I've gone through a few good resources on bash/shell commands, trying to get comfortable with the command line interface, but I wasn't quite feeling comfortable still. One of my Dev Bootcamp guides suggested that I try writing a shell script as a way to get a bit better. So I wrote one that checks first for whether it's been passed any arguments. If it doesn't get any, it prints out instructions for the user; if it does get some, it checks whether each argument is a software that is installed, and prints out whatever it finds.

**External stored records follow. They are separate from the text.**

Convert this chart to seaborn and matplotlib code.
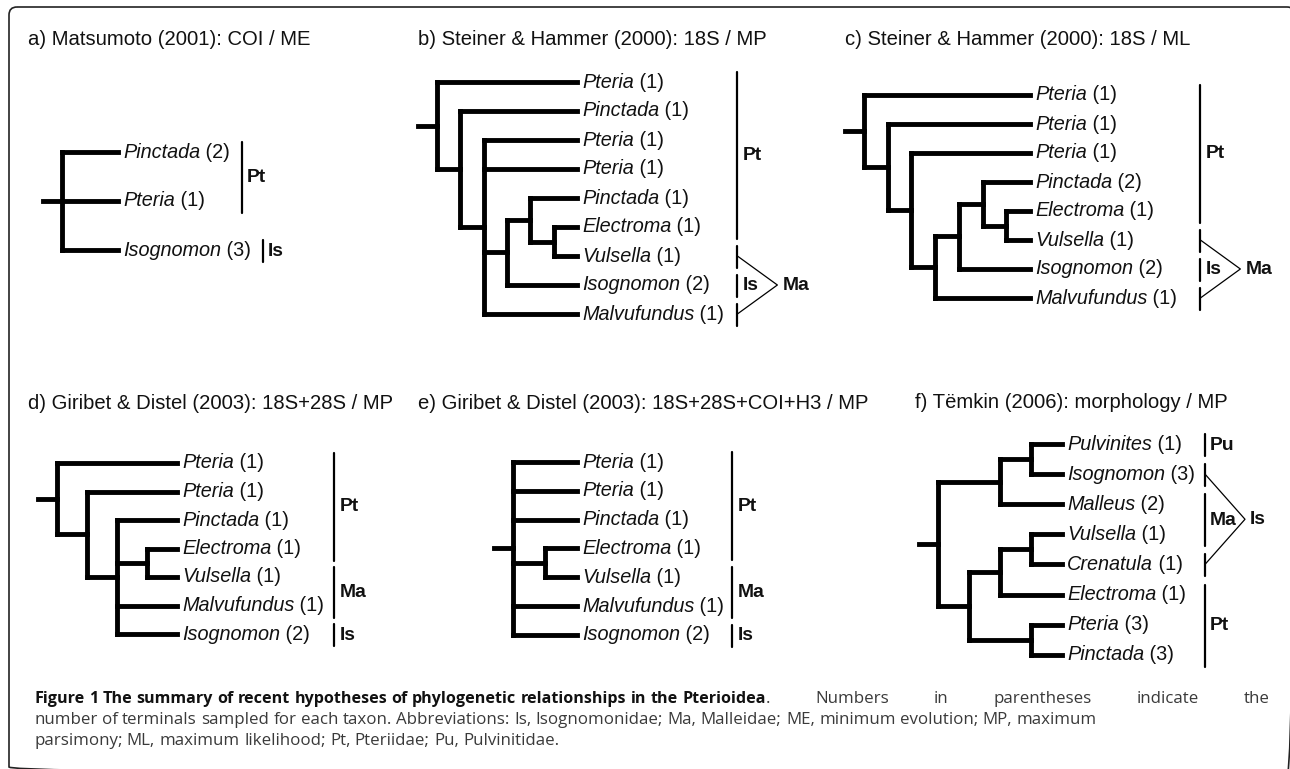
import matplotlib
matplotlib.use("Agg")
import matplotlib.pyplot as plt
import pandas as pd
import seaborn as sns
from matplotlib import font_manager
from matplotlib.patches import FancyBboxPatch

# ---- data: one small set per panel ----
A_TITLE = "a) Matsumoto (2001): COI / ME"
A_TAXA = ["Pinctada", "Pteria", "Isognomon"]
A_COUNTS = [2, 1, 3]
A_TREE = (0, 1, 2)
A_BARS = [("Pt", 0, 1), ("Is", 2, 2)]
A_WEDGE = None

B_TITLE = "b) Steiner & Hammer (2000): 18S / MP"
B_TAXA = ["Pteria", "Pinctada", "Pteria", "Pteria", "Pinctada", "Electroma",
          "Vulsella", "Isognomon", "Malvufundus"]
B_COUNTS = [1, 1, 1, 1, 1, 1, 1, 2, 1]
B_TREE = (0, (1, (2, 3, ((4, (5, 6)), 7), 8)))
B_BARS = [("Pt", 0, 5), ("", 6, 6), ("Is", 7, 7), ("", 8, 8)]
B_WEDGE = ("Ma", 6, 8)

C_TITLE = "c) Steiner & Hammer (2000): 18S / ML"
C_TAXA = ["Pteria", "Pteria", "Pteria", "Pinctada", "Electroma", "Vulsella",
          "Isognomon", "Malvufundus"]
C_COUNTS = [1, 1, 1, 2, 1, 1, 2, 1]
C_TREE = (0, (1, (2, (((3, (4, 5)), 6), 7))))
C_BARS = [("Pt", 0, 4), ("", 5, 5), ("Is", 6, 6), ("", 7, 7)]
C_WEDGE = ("Ma", 5, 7)

D_TITLE = "d) Giribet & Distel (2003): 18S+28S / MP"
D_TAXA = ["Pteria", "Pteria", "Pinctada", "Electroma", "Vulsella", "Malvufundus", "Isognomon"]
D_COUNTS = [1, 1, 1, 1, 1, 1, 2]
D_TREE = (0, (1, (2, (3, 4), 5, 6)))
D_BARS = [("Pt", 0, 3), ("Ma", 4, 5), ("Is", 6, 6)]
D_WEDGE = None

E_TITLE = "e) Giribet & Distel (2003): 18S+28S+COI+H3 / MP"
E_TAXA = ["Pteria", "Pteria", "Pinctada", "Electroma", "Vulsella", "Malvufundus", "Isognomon"]
E_COUNTS = [1, 1, 1, 1, 1, 1, 2]
E_TREE = (0, 1, 2, (3, 4), 5, 6)
E_BARS = [("Pt", 0, 3), ("Ma", 4, 5), ("Is", 6, 6)]
E_WEDGE = None

F_TITLE = "f) Tëmkin (2006): morphology / MP"
F_TAXA = ["Pulvinites", "Isognomon", "Malleus", "Vulsella", "Crenatula", "Electroma",
          "Pteria", "Pinctada"]
F_COUNTS = [1, 3, 2, 1, 1, 1, 3, 3]
F_TREE = (((0, 1), 2), (((3, 4), 5), (6, 7)))
F_BARS = [("Pu", 0, 0), ("", 1, 1), ("Ma", 2, 3), ("", 4, 4), ("Pt", 5, 7)]
F_WEDGE = ("Is", 1, 4)

CAPTION_BOLD = "Figure 1 The summary of recent hypotheses of phylogenetic relationships in the Pterioidea"
CAPTION_LINE1 = ". Numbers in parentheses indicate the"
CAPTION_LINE2 = ("number of terminals sampled for each taxon. Abbreviations: Is, Isognomonidae; "
                 "Ma, Malleidae; ME, minimum evolution; MP, maximum")
CAPTION_LINE3 = "parsimony; ML, maximum likelihood; Pt, Pteriidae; Pu, Pulvinitidae."

# ---- layout (pixel positions of each panel) ----
LAYOUT = {
    "a": dict(title=(28, 45), root_x=62, tip_x=118, y0=152, dy=49, gap=12, per_group=True),
    "b": dict(title=(418, 45), root_x=437, tip_x=577, y0=82, dy=29, gap=13),
    "c": dict(title=(845, 45), root_x=864, tip_x=1030, y0=95, dy=29, gap=23),
    "d": dict(title=(28, 409), root_x=57, tip_x=177, y0=463, dy=28.5, gap=10),
    "e": dict(title=(418, 409), root_x=513, tip_x=577, y0=462, dy=28.8, gap=8),
    "f": dict(title=(915, 408), root_x=938, tip_x=1062, y0=444, dy=30.1, gap=10),
}
PANELS = [
    ("a", A_TITLE, A_TAXA, A_COUNTS, A_TREE, A_BARS, A_WEDGE),
    ("b", B_TITLE, B_TAXA, B_COUNTS, B_TREE, B_BARS, B_WEDGE),
    ("c", C_TITLE, C_TAXA, C_COUNTS, C_TREE, C_BARS, C_WEDGE),
    ("d", D_TITLE, D_TAXA, D_COUNTS, D_TREE, D_BARS, D_WEDGE),
    ("e", E_TITLE, E_TAXA, E_COUNTS, E_TREE, E_BARS, E_WEDGE),
    ("f", F_TITLE, F_TAXA, F_COUNTS, F_TREE, F_BARS, F_WEDGE),
]

sns.set_theme(style="white")
installed = {f.name for f in font_manager.fontManager.ttflist}
NARROW = "Liberation Sans Narrow" in installed
TREE_FONT = ["Liberation Sans Narrow" if NARROW else "Liberation Sans", "DejaVu Sans"]
plt.rcParams["font.family"] = TREE_FONT
k = 1.0 if NARROW else 0.84
TAXON_SIZE, TITLE_SIZE, CLADE_SIZE = 17 * k, 17.4 * k, 16.5 * k
CAP_FONT = ["Open Sans", "DejaVu Sans"]
CAP_SIZE = 12.2
CAP_BOLD_SIZE = 11.6

fig = plt.figure(figsize=(12.9, 7.69), dpi=100)
ax = fig.add_axes([0, 0, 1, 1])


def height(node):
    if isinstance(node, int):
        return 0
    return 1 + max(height(c) for c in node)


def build(node, lay, step, segs):
    if isinstance(node, int):
        return lay["tip_x"], lay["y0"] + node * lay["dy"]
    pts = [build(c, lay, step, segs) for c in node]
    x = lay["tip_x"] - height(node) * step
    y = (pts[0][1] + pts[-1][1]) / 2
    segs.append([(x, pts[0][1]), (x, pts[-1][1])])
    for cx, cy in pts:
        segs.append([(x, cy), (cx, cy)])
    return x, y


def seg_frame(segs):
    rows = []
    for i, s in enumerate(segs):
        for px, py in s:
            rows.append({"x": px, "y": py, "seg": i})
    return pd.DataFrame(rows)


# tree branches
branch_segs = []
count_texts = {}
for key, title, taxa, counts, tree, bars, wedge in PANELS:
    lay = LAYOUT[key]
    step = (lay["tip_x"] - lay["root_x"]) / height(tree)
    rx, ry = build(tree, lay, step, branch_segs)
    branch_segs.append([(rx - 19, ry), (rx, ry)])
    ax.text(lay["title"][0], lay["title"][1], title, fontsize=TITLE_SIZE,
            va="baseline", ha="left", color="#111111")
    arts = []
    for i, (name, n) in enumerate(zip(taxa, counts)):
        t = ax.text(lay["tip_x"] + 5, lay["y0"] + i * lay["dy"], name, style="italic",
                    fontsize=TAXON_SIZE, va="center", ha="left", color="#111111")
        c = ax.annotate(f" ({n})", xy=(1, 0), xycoords=t, va="bottom", ha="left",
                        fontsize=TAXON_SIZE, color="#111111")
        arts.append(c)
    count_texts[key] = arts

sns.lineplot(data=seg_frame(branch_segs), x="x", y="y", units="seg", estimator=None,
             sort=False, color="black", linewidth=3.5, solid_capstyle="projecting",
             ax=ax, legend=False)
ax.set_xlim(0, 1290)
ax.set_ylim(769, 0)
ax.axis("off")

fig.canvas.draw()
rend = fig.canvas.get_renderer()
inv = ax.transData.inverted()


def right_edge(artist):
    bb = artist.get_window_extent(rend)
    return inv.transform((bb.x1, bb.y0))[0]


bar_segs, wedge_segs = [], []
for key, title, taxa, counts, tree, bars, wedge in PANELS:
    lay = LAYOUT[key]
    rights = [right_edge(a) for a in count_texts[key]]
    bx_all = max(rights) + lay["gap"]
    for label, i0, i1 in bars:
        bx = max(rights[i0:i1 + 1]) + lay["gap"] if lay.get("per_group") else bx_all
        top = lay["y0"] + i0 * lay["dy"] - 10
        bot = lay["y0"] + i1 * lay["dy"] + 12
        bar_segs.append([(bx, top), (bx, bot)])
        if label:
            ax.text(bx + 5, (top + bot) / 2, label, fontweight="bold", fontsize=CLADE_SIZE,
                    va="center", ha="left", color="#111111")
    if wedge:
        label, ia, ib = wedge
        ya = lay["y0"] + ia * lay["dy"]
        yb = lay["y0"] + ib * lay["dy"]
        ym = (ya + yb) / 2
        wedge_segs.append([(bx_all, ya), (bx_all + 40, ym), (bx_all, yb)])
        ax.text(bx_all + 45, ym, label, fontweight="bold", fontsize=CLADE_SIZE,
                va="center", ha="left", color="#111111")

sns.lineplot(data=seg_frame(bar_segs), x="x", y="y", units="seg", estimator=None,
             sort=False, color="black", linewidth=1.6, ax=ax, legend=False)
sns.lineplot(data=seg_frame(wedge_segs), x="x", y="y", units="seg", estimator=None,
             sort=False, color="black", linewidth=0.9, ax=ax, legend=False)
ax.set_xlim(0, 1290)
ax.set_ylim(769, 0)
ax.axis("off")


# caption: words placed one by one; the gaps from `stretch_from` on take up the
# remaining room when `right` is given (justified first line)
def place_line(pieces, x, y, right=None, stretch_from=0):
    arts = []
    for word, weight, _ in pieces:
        bold = weight == "bold"
        arts.append(ax.text(x, y, word, fontweight=weight, family=CAP_FONT,
                            fontsize=CAP_BOLD_SIZE if bold else CAP_SIZE,
                            va="baseline", ha="left", color="#111111" if bold else "#3a3a3a"))
    probe = [ax.text(0, 0, s, fontsize=CAP_SIZE, family=CAP_FONT) for s in ("a a", "aa")]
    fig.canvas.draw()
    widths = [a.get_window_extent(rend).width for a in arts]
    space = probe[0].get_window_extent(rend).width - probe[1].get_window_extent(rend).width
    for p in probe:
        p.remove()
    gaps = [i for i, p in enumerate(pieces) if i > 0 and p[2]]
    wide = [i for i in gaps if i >= stretch_from]
    extra = 0.0
    if right is not None and wide:
        natural = sum(widths) + space * len(gaps)
        extra = (right - x - natural) / len(wide)
    cur = x
    for i, (a, w) in enumerate(zip(arts, widths)):
        if i in gaps:
            cur += space + (extra if i >= stretch_from else 0.0)
        a.set_x(cur)
        cur += w


line1 = [(w, "bold", True) for w in CAPTION_BOLD.split()]
n_bold = len(line1)
rest = CAPTION_LINE1.split()
line1.append((rest[0], "normal", False))
line1 += [(w, "normal", True) for w in rest[1:]]
place_line(line1, 34, 703, right=1270, stretch_from=n_bold + 1)
place_line([(w, "normal", True) for w in CAPTION_LINE2.split()], 34, 724)
place_line([(w, "normal", True) for w in CAPTION_LINE3.split()], 34, 745)

# frame with rounded corners (right and bottom edges fall off the canvas)
ax.add_patch(FancyBboxPatch((9, 7), 1286, 768, boxstyle="round,pad=0,rounding_size=8",
                            fill=False, linewidth=1.2, edgecolor="#222222"))

fig.savefig("out.png", dpi=100)
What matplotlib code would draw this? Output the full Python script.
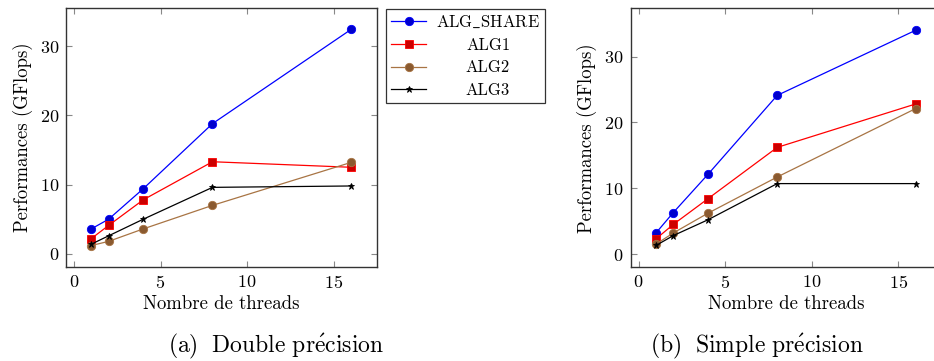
import matplotlib
matplotlib.use("Agg")
import matplotlib.pyplot as plt
from matplotlib.lines import Line2D

plt.rcParams['font.family'] = ['cmr10', 'DejaVu Serif']
plt.rcParams['axes.formatter.use_mathtext'] = True
plt.rcParams['mathtext.fontset'] = 'cm'

# nombre de threads
threads = [1, 2, 4, 8, 16]
labels = [r'$\mathrm{ALG\_SHARE}$', 'ALG1', 'ALG2', 'ALG3']
captions = [r'$\mathrm{(a)\ \ Double\ pr\acute{e}cision}$',
            r'$\mathrm{(b)\ \ Simple\ pr\acute{e}cision}$']

# (a) double precision
double_share = [3.6, 5.0, 9.4, 18.8, 32.4]
double_alg1 = [2.2, 4.1, 7.8, 13.3, 12.5]
double_alg2 = [1.2, 1.8, 3.6, 7.0, 13.2]
double_alg3 = [1.4, 2.6, 5.0, 9.6, 9.8]

# (b) simple precision
simple_share = [3.2, 6.3, 12.1, 24.1, 34.0]
simple_alg1 = [2.3, 4.5, 8.4, 16.2, 22.8]
simple_alg2 = [1.5, 3.2, 6.2, 11.7, 22.1]
simple_alg3 = [1.3, 2.8, 5.2, 10.7, 10.7]

# style pgfplots: (couleur ligne, remplissage marqueur, marqueur, taille)
styles = [
    ('#0000ff', '#0000cc', 'o', 6),
    ('#ff0000', '#cc0000', 's', 6),
    ('#a87444', '#8a5a30', 'o', 6),
    ('#000000', '#000000', '*', 5),
]

fig = plt.figure(figsize=(9.34, 3.61), dpi=100)

def draw_panel(ax, series, ylim):
    for ys, (lc, fc, m, ms) in zip(series, styles):
        ax.plot(threads, ys, color=lc, lw=0.9, marker=m, markersize=ms,
                markerfacecolor=fc, markeredgecolor=lc, markeredgewidth=0.6)
    ax.set_xlim(-0.46, 17.5)
    ax.set_ylim(*ylim)
    ax.set_xticks([0, 5, 10, 15])
    ax.set_yticks([0, 10, 20, 30])
    ax.tick_params(direction='in', top=True, right=True, color='#888888',
                   length=4, labelsize=13, pad=5)
    for s in ax.spines.values():
        s.set_linewidth(1.0)
        s.set_color('#333333')
    ax.set_xlabel('Nombre de threads', fontsize=13.5, labelpad=3)
    ax.set_ylabel('Performances (GFlops)', fontsize=13.5, labelpad=5)

ax1 = fig.add_axes([66 / 934, 94 / 361, 311 / 934, 259 / 361])
draw_panel(ax1, [double_share, double_alg1, double_alg2, double_alg3], (-1.9, 35.5))

ax2 = fig.add_axes([630.7 / 934, 94 / 361, 311 / 934, 258.5 / 361])
draw_panel(ax2, [simple_share, simple_alg1, simple_alg2, simple_alg3], (-1.97, 37.3))

fig.text(276 / 934, 1 - 346 / 361, captions[0], ha='center', va='center', fontsize=17)
fig.text(757 / 934, 1 - 346 / 361, captions[1], ha='center', va='center', fontsize=17)

handles = [Line2D([], [], color=lc, lw=0.9, marker=m, markersize=ms,
                  markerfacecolor=fc, markeredgecolor=lc, markeredgewidth=0.6)
           for lc, fc, m, ms in styles]
leg = fig.legend(handles, labels, loc='upper left', bbox_to_anchor=(386 / 934, 1 - 8.5 / 361),
                 fontsize=12, frameon=True, fancybox=False, edgecolor='black',
                 handlelength=2.1, handletextpad=0.6, borderpad=0.3, labelspacing=0.45,
                 borderaxespad=0)
leg.get_frame().set_linewidth(0.9)

# centrer les libellés comme dans pgfplots
fig.canvas.draw()
renderer = fig.canvas.get_renderer()
texts = leg.get_texts()
widths = [t.get_window_extent(renderer).width for t in texts]
wmax = max(widths)
for t, w in zip(texts, widths):
    t.set_x((wmax - w) / 2)

fig.savefig('out.png', dpi=100)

There were a few stuggles and a few very interesting moments with this project. For one thing, I already knew a bit about ARGVs and could assume that a shell script could recognize and iterate over an array. I also assumed that there was some way to create a conditional flow. Both of these assumptions helped a lot with googling for the commands. I found this awesome resource and used it as a command cheatsheet. I decided to use this one to test if ARGVs were empty:

That's where my confusion, still unresolved, comes in. I passed it $@, or what I understand is the ARGV array, and expected that [ -s $@ ] would fail because an empty array does not have a size greater than zero. But instead it works, and prints the following instructions only if the ARGV array has a size equal to zero! So I remain confused.

Still it did the trick—writing this script definitely helped me get greater confidence with writing shell commands! And I now have a much deeper respect and appreciation for Unix...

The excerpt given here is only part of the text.